One of the modern technological elements at the “Base Camp” could feature IBM’s “Watson” artificial intelligence system, Hyman said. He emphasized that talks with IBM and his team remain in the early stages, though theoretically, the Watson question-and-answer computing system could help visitors efficiently and interactively navigate outdoor recreation options from the Exit 29 “Base Camp.”

Hyman said his development team includes, among others: Gilbane Building Company of Providence Rhode Island; The LA Group and Phinney Design, both of Saratoga Springs; Chazen Companies, an engineering firm out of Queensbury; and JMZ Architects and Planners of Glens Falls.

Hyman added that his group has consulted state Sen. Betty Little and Assemblyman Dan Stec, both Republicans from Queensbury, and said each has excitedly provided feedback on his proposal. Hyman also said his group has received feedback from other “key stakeholders” including North Hudson Town Supervisor Ron Moore and Paradox Brewery of Schroon Lake, who plans to build at the site via a $4 million expansion. The Essex County Board of Supervisors late last month authorized the sale of an 11-acre piece of county-owned property to the Schroon Lake-based brewery for $35,000.

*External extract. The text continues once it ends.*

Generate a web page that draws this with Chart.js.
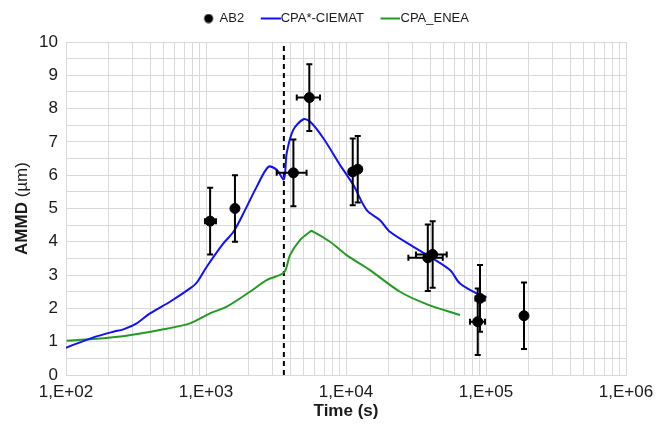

The state says the majority of proposed commercial development will be concentrated in the northern portion of the 288 acres.

Despite the convoluted process, Hyman is hopeful.

“I think, on its face, this’d be a little dubious,” he said. “Inherently there is some pioneering element of it all. But once we dug into it, we were able to engage with the community and understand how to work with them and what they needed and wanted. We developed a plan that’s comprehensive, and it started to gradually click.

“We’ve supplied them with a fairly high degree of detail, Hyman added, “so they know what they are supporting, and to also weigh in and give us input.”

Speaking Wednesday afternoon, Moore said he only had minimal knowledge of Hyman’s planned proposal, but described it as “pretty promising.

“I like the plans of the great camp idea,” he said. “That keeps sort of our Adirondack heritage involved and brings in this way of people being able to type in and find out what recreational activities are available in the region.

“These great camps, and so on, and artificial intelligence systems?” the North Hudson supervisor added, “I would have never dreamed we’d be here.”

Wilmington town Supervisor Randy Preston, the chairman of the Essex County Board of Supervisors, said that before the September deadline he expects “a lot more interest,” and is anxious to see what rolls in. Preston did add, though, that Hyman’s plan seems to “perfectly fit into” Gov. Andrew Cuomo’s “Gateway to the Adirondacks” vision.

“I don’t think it’s going to necessarily narrow down to one proposal,” Preston said. “I think they are going to look at all proposals as a whole, and whichever one makes the most sense, I do believe that’s the path we are going to go down. And it might be one, it might be five.”

Hyman declined to talk financial figures, but he was adamant he has a “very firm grasp” on his planned project’s cost and how that would be capitalized. He added that he has some previous experience submitting proposals to Empire State Development.

“I haven’t brought a specific project all the way through an ESD guide path,” he said, “but I have a ton of people on my team that have.

“Suffice to say,” he added, “I’ve been careful to add people to my team who have greater depth of experience with this process.”

Hyman, who lives in Voorhesville with his wife and two children, also said he has routinely visited the Adirondacks throughout his life. He singled out Whitaker Lake north of Speculator as a favorite childhood destination.

The state’s process to make something of the former Frontier Town site began in January when Gov. Andrew Cuomo released a master plan for a $32 million “Gateway to the Adirondacks” there. The state’s plans also include a state Department of Environmental Conservation campground and day-use area along the Schroon River, an equestrian center and lodging in the form of cabins, yurts, tents and “glamping” [glamorous luxury camping] units.

The wild-west-themed Frontier Town was built in 1952, part of a wave of roadside attractions in the Adirondacks.